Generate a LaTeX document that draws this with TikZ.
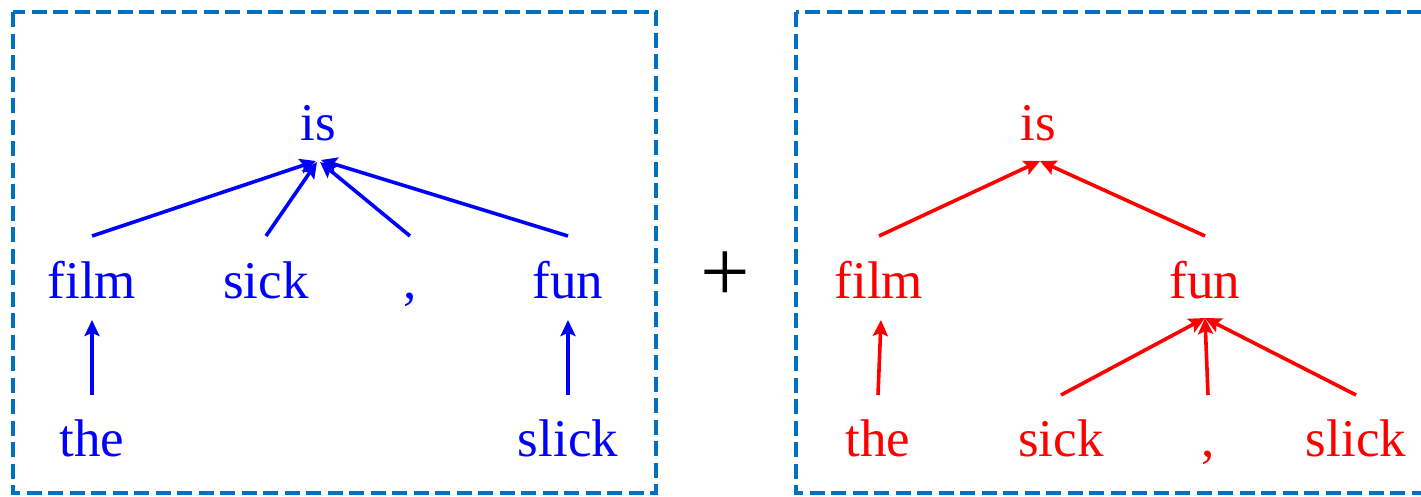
\documentclass[tikz,border=0pt]{standalone}
\usepackage{fontspec}
\setmainfont{Liberation Serif}
\usetikzlibrary{arrows.meta}
\definecolor{boxblue}{RGB}{0,112,192}
\begin{document}
\begin{tikzpicture}[x=1pt,y=-1pt,
  word/.style={inner sep=0pt,outer sep=0pt,anchor=base,text height=38pt,text depth=12pt,font=\fontsize{53}{60}\selectfont},
  bword/.style={word,text=blue},
  rword/.style={word,text=red},
  dep/.style={line width=3.6pt,-{Stealth[length=16pt,width=15pt,inset=3pt]}},
  bdep/.style={dep,draw=blue},
  rdep/.style={dep,draw=red},
  frame/.style={draw=boxblue,line width=4pt,dash pattern=on 15pt off 6.5pt}]
\useasboundingbox (0,0) rectangle (1421,496);
\draw[frame] (13,12) rectangle (656,493);
\draw[frame] (796,12) rectangle (1445,493);
% left tree
\node[bword] (lis) at (318,140) {is};
\node[bword] (lfilm) at (92,298) {film};
\node[bword] (lsick) at (266,298) {sick};
\node[bword] (lcomma) at (410,298) {,};
\node[bword] (lfun) at (568,298) {fun};
\node[bword] (lthe) at (92,456) {the};
\node[bword] (lslick) at (568,456) {slick};
\draw[bdep] ([yshift=24pt]lfilm.north) -- ([xshift=-2pt,yshift=-9pt]lis.south);
\draw[bdep] ([yshift=24pt]lsick.north) -- ([xshift=-1pt,yshift=-10pt]lis.south);
\draw[bdep] ([yshift=24pt]lcomma.north) -- ([xshift=2pt,yshift=-10pt]lis.south);
\draw[bdep] ([yshift=24pt]lfun.north) -- ([xshift=3pt,yshift=-8pt]lis.south);
\draw[bdep] ([yshift=23pt]lthe.north) -- ([yshift=-10pt]lfilm.south);
\draw[bdep] ([yshift=23pt]lslick.north) -- ([yshift=-10pt]lfun.south);
% plus
\node[inner sep=0pt,anchor=base,font=\fontsize{88}{90}\selectfont] (plus) at (725,301) {+};
% right tree
\node[rword] (ris) at (1038,140) {is};
\node[rword] (rfilm) at (879,298) {film};
\node[rword] (rfun) at (1205,298) {fun};
\node[rword] (rthe) at (878,456) {the};
\node[rword] (rsick) at (1061,456) {sick};
\node[rword] (rcomma) at (1208,456) {,};
\node[rword] (rslick) at (1356,456) {slick};
\draw[rdep] ([yshift=24pt]rfilm.north) -- ([xshift=2pt,yshift=-9pt]ris.south);
\draw[rdep] ([yshift=24pt]rfun.north) -- ([xshift=2pt,yshift=-9pt]ris.south);
\draw[rdep] ([yshift=23pt]rthe.north) -- ([xshift=2pt,yshift=-10pt]rfilm.south);
\draw[rdep] ([yshift=23pt]rsick.north) -- ([yshift=-8pt]rfun.south);
\draw[rdep] ([yshift=23pt]rcomma.north) -- ([yshift=-8pt]rfun.south);
\draw[rdep] ([yshift=23pt]rslick.north) -- ([yshift=-8pt]rfun.south);
\end{tikzpicture}
\end{document}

===============

[OBJECTIVE]
Transcribe the listing in full. Omit the pictures and keep every line exact.

[WRITTEN RESPONSE]
Generate a LaTeX document that draws this with TikZ.
\documentclass[tikz,border=0pt]{standalone}
\usepackage{fontspec}
\setmainfont{Liberation Serif}
\usetikzlibrary{arrows.meta}
\definecolor{boxblue}{RGB}{0,112,192}
\begin{document}
\begin{tikzpicture}[x=1pt,y=-1pt,
  word/.style={inner sep=0pt,outer sep=0pt,anchor=base,text height=38pt,text depth=12pt,font=\fontsize{53}{60}\selectfont},
  bword/.style={word,text=blue},
  rword/.style={word,text=red},
  dep/.style={line width=3.6pt,-{Stealth[length=16pt,width=15pt,inset=3pt]}},
  bdep/.style={dep,draw=blue},
  rdep/.style={dep,draw=red},
  frame/.style={draw=boxblue,line width=4pt,dash pattern=on 15pt off 6.5pt}]
\useasboundingbox (0,0) rectangle (1421,496);
\draw[frame] (13,12) rectangle (656,493);
\draw[frame] (796,12) rectangle (1445,493);
% left tree
\node[bword] (lis) at (318,140) {is};
\node[bword] (lfilm) at (92,298) {film};
\node[bword] (lsick) at (266,298) {sick};
\node[bword] (lcomma) at (410,298) {,};
\node[bword] (lfun) at (568,298) {fun};
\node[bword] (lthe) at (92,456) {the};
\node[bword] (lslick) at (568,456) {slick};
\draw[bdep] ([yshift=24pt]lfilm.north) -- ([xshift=-2pt,yshift=-9pt]lis.south);
\draw[bdep] ([yshift=24pt]lsick.north) -- ([xshift=-1pt,yshift=-10pt]lis.south);
\draw[bdep] ([yshift=24pt]lcomma.north) -- ([xshift=2pt,yshift=-10pt]lis.south);
\draw[bdep] ([yshift=24pt]lfun.north) -- ([xshift=3pt,yshift=-8pt]lis.south);
\draw[bdep] ([yshift=23pt]lthe.north) -- ([yshift=-10pt]lfilm.south);
\draw[bdep] ([yshift=23pt]lslick.north) -- ([yshift=-10pt]lfun.south);
% plus
\node[inner sep=0pt,anchor=base,font=\fontsize{88}{90}\selectfont] (plus) at (725,301) {+};
% right tree
\node[rword] (ris) at (1038,140) {is};
\node[rword] (rfilm) at (879,298) {film};
\node[rword] (rfun) at (1205,298) {fun};
\node[rword] (rthe) at (878,456) {the};
\node[rword] (rsick) at (1061,456) {sick};
\node[rword] (rcomma) at (1208,456) {,};
\node[rword] (rslick) at (1356,456) {slick};
\draw[rdep] ([yshift=24pt]rfilm.north) -- ([xshift=2pt,yshift=-9pt]ris.south);
\draw[rdep] ([yshift=24pt]rfun.north) -- ([xshift=2pt,yshift=-9pt]ris.south);
\draw[rdep] ([yshift=23pt]rthe.north) -- ([xshift=2pt,yshift=-10pt]rfilm.south);
\draw[rdep] ([yshift=23pt]rsick.north) -- ([yshift=-8pt]rfun.south);
\draw[rdep] ([yshift=23pt]rcomma.north) -- ([yshift=-8pt]rfun.south);
\draw[rdep] ([yshift=23pt]rslick.north) -- ([yshift=-8pt]rfun.south);
\end{tikzpicture}
\end{document}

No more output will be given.